Commercial Agreements – The Exclusion and Limitation of Liability

Our last newsletter considered legal risk in relation to the goods or services that you sell and how to manage these risk in your Terms of Business.

In this month’s newsletter we give some practical tips on how to draft your standard Terms of Business and in particular, your exclusion and limitation of liability clause. Ensuring that this gives the maximum protection for you whilst staying with the realms of “reasonableness” is vital to avoiding your clause being challenged.

If you would like further information on terms of business and commercial agreements, please visit our commercial agreements page.

James Hunt

and the team at Everyman Legal

 

Legal Issues – The Basics

Whilst the limitation and/or exclusion of liability is a key consideration for both customers and suppliers, care must be taken when drafting these provisions so as to ensure that they are reasonable.

Most commonly, as a supplier you would want to limited liability for breaches of contract, and any representation, statement or negligent act or omission.

As a basic rule, any clause must be incorporated into the terms and conditions, i.e. by way of a signed written contract. It must also be unambiguous. Any ambiguity will be interpreted against you, as supplier.

What cannot be excluded?

Liability cannot be excluded or limited for the following:

  • Death or personal injury;
  • Fraud or fraudulent misrepresentation; and
  • Implied conditions of good title and the right to sell.

What can be limited?

There are certain liabilities which can be limited, but any restriction would be subject to the ‘reasonableness test” under statute (the Unfair Contract Terms Act 1977 “UCTA”):

  • Negligence;
  • Breach of Contract;
  • Breaches of the implied conditions of description, quality and fitness for purpose, and sale by sample; and
  • Misrepresentation.

In order to protect your business, it is usual for a limitation clause to limit liability for certain financial losses which may arise as a result of a default, for example loss of profits, indirect and consequential losses, and goodwill. This should however be approached with caution, as the greater number of potential heads of loss excluded, the higher the risk that the clause will be challenged and deemed unreasonable. There is hostility to clauses which do not allow a customer to recover some form of remedy, particularly as any loss is likely to be financial. As such, you should take care not to exclude all potential losses when drafting this clause.

Reasonableness

A contract term should be “a fair and reasonable one…having regard to the circumstances which were…known to, or in the contemplation of the parties when the contract was made”. The main points to consider in assessing the reasonableness of your clause are the following:

The strength of the bargaining positions of the parties, i.e. is your customer a large business or a sole trader/individual customer

Whether the customer is aware of the term and what it means i.e. in the course of trade, any previous dealings etc

Whether the goods/services were tailored for the customer’s needs.

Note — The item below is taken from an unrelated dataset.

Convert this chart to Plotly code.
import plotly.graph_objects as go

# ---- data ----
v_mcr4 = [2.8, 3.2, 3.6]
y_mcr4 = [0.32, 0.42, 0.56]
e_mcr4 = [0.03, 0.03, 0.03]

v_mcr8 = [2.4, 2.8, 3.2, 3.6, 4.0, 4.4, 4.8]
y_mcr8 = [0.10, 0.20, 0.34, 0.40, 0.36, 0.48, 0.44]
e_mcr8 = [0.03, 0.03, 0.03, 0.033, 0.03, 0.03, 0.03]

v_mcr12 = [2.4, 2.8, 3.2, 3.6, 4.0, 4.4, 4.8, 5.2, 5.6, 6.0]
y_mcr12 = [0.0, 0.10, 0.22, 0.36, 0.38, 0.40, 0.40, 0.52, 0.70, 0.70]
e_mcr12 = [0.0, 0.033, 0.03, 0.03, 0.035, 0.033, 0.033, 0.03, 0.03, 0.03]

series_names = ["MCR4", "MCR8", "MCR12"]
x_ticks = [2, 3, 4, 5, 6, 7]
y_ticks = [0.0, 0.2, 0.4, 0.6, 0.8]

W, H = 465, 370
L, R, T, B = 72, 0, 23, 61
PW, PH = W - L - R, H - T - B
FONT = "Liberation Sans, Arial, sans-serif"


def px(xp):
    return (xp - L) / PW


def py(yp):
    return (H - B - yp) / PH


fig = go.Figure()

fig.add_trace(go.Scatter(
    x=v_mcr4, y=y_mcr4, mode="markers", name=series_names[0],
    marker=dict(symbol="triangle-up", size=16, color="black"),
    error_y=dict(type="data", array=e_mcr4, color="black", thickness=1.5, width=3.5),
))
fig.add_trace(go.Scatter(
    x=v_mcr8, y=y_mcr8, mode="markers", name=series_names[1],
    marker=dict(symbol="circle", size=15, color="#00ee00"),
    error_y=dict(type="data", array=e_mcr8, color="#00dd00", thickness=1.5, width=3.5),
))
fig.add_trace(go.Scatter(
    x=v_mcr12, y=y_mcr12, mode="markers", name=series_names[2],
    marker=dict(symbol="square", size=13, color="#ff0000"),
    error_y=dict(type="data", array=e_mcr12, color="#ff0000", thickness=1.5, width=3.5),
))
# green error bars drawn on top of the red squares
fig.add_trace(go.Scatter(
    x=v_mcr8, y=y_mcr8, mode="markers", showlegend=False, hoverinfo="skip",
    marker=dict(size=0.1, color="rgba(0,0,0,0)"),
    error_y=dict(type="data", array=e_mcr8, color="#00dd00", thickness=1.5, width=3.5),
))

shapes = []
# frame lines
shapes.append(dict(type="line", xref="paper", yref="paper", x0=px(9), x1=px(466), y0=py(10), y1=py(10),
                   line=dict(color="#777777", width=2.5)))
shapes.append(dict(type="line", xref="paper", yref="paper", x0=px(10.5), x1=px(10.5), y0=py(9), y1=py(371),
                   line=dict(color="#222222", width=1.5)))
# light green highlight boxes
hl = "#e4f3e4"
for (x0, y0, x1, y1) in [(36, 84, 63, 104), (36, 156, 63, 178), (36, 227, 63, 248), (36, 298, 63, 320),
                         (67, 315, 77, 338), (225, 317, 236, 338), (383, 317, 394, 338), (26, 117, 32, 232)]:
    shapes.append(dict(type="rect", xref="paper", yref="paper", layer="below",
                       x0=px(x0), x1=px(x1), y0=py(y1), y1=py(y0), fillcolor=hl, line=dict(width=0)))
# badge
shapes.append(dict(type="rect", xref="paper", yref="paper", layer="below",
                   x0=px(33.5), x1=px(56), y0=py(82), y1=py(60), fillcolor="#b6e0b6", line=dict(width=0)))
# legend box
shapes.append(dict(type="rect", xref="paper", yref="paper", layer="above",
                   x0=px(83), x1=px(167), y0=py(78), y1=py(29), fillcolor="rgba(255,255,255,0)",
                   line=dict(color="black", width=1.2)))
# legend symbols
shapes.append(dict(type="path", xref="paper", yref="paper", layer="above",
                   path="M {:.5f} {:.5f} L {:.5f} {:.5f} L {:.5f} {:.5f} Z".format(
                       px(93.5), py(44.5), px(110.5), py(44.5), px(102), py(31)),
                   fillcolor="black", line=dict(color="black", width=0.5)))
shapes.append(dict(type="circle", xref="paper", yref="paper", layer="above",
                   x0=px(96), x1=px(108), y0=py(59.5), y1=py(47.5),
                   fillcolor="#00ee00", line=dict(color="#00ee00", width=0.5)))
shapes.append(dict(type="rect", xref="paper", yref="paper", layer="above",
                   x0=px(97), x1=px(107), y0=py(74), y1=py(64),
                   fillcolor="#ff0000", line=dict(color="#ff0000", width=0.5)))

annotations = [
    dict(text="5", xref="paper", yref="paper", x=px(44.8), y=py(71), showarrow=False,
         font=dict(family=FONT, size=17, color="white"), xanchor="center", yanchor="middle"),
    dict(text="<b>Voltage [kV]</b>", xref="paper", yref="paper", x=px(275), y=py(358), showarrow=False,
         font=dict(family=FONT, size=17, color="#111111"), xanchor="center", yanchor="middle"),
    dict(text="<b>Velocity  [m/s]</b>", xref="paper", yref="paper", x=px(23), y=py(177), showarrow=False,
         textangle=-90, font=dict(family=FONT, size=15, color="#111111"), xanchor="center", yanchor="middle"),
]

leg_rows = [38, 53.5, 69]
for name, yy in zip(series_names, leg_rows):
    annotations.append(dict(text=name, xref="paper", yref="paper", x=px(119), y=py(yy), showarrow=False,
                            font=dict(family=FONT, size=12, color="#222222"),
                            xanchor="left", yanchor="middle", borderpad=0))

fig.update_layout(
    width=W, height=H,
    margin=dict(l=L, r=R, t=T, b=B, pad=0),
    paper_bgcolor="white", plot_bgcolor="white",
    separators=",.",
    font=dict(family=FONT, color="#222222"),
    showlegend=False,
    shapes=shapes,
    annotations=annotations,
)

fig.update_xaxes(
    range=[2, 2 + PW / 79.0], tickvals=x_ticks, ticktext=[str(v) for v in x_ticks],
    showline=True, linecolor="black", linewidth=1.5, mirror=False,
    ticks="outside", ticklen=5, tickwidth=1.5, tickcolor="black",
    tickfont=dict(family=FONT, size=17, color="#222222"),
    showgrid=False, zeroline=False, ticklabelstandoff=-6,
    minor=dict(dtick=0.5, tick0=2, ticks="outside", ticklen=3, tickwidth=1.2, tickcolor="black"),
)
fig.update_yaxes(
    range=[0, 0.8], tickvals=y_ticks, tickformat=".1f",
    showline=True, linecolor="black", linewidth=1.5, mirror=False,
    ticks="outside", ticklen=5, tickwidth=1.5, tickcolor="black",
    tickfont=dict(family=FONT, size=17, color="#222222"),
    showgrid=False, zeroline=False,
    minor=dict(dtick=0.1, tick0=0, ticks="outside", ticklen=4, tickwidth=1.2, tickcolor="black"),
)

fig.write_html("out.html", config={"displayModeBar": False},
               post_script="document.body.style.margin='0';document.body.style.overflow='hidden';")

The availability of insurance to either you or your customer

Insurance

Insurance is an important factor to consider when drafting an exclusion or limitation clause. You should speak to your insurance brokers to confirm what types of cover you already have in place, and what other policies are available to you to cover any other types of loss, for example Business Interruption cover. Where insurance is in place or is available, (particularly if not available to your customer), it may be unreasonable to exclude liability for any losses covered by the insurance or to limit it to anything other than the appropriate upper limits that the cover provides for.

It may also be advisable, dependent on the risk of loss and the market (and therefore the insurance available), to let customers know of the risk and/or recommend insurance is taken out (if such a risk cannot be insured directly by you as the supplier).

Hints and TipsMake sure your customer agrees to your terms of business, preferably in writing.

When preparing a limitation of liability clause, assess your key risks, for example data loss, problems with installation or supply/delivery, faulty products.

Detail those circumstances under which liability will not be excluded (i.e. by law as detailed above) and anything which you may deem reasonable, for example additional administration or organisational costs.

Ensure your liability is limited to the warranties and product guarantees you may have received from manufacturers.

Take advice from an expert about insurance and limit any liability in accordance with your maximum level of cover.

Consider if any losses can be insured, either by you as the supplier or by your customers.

Be prepared to negotiate – a clause which has been negotiated between you and your customer is less likely to be challenged.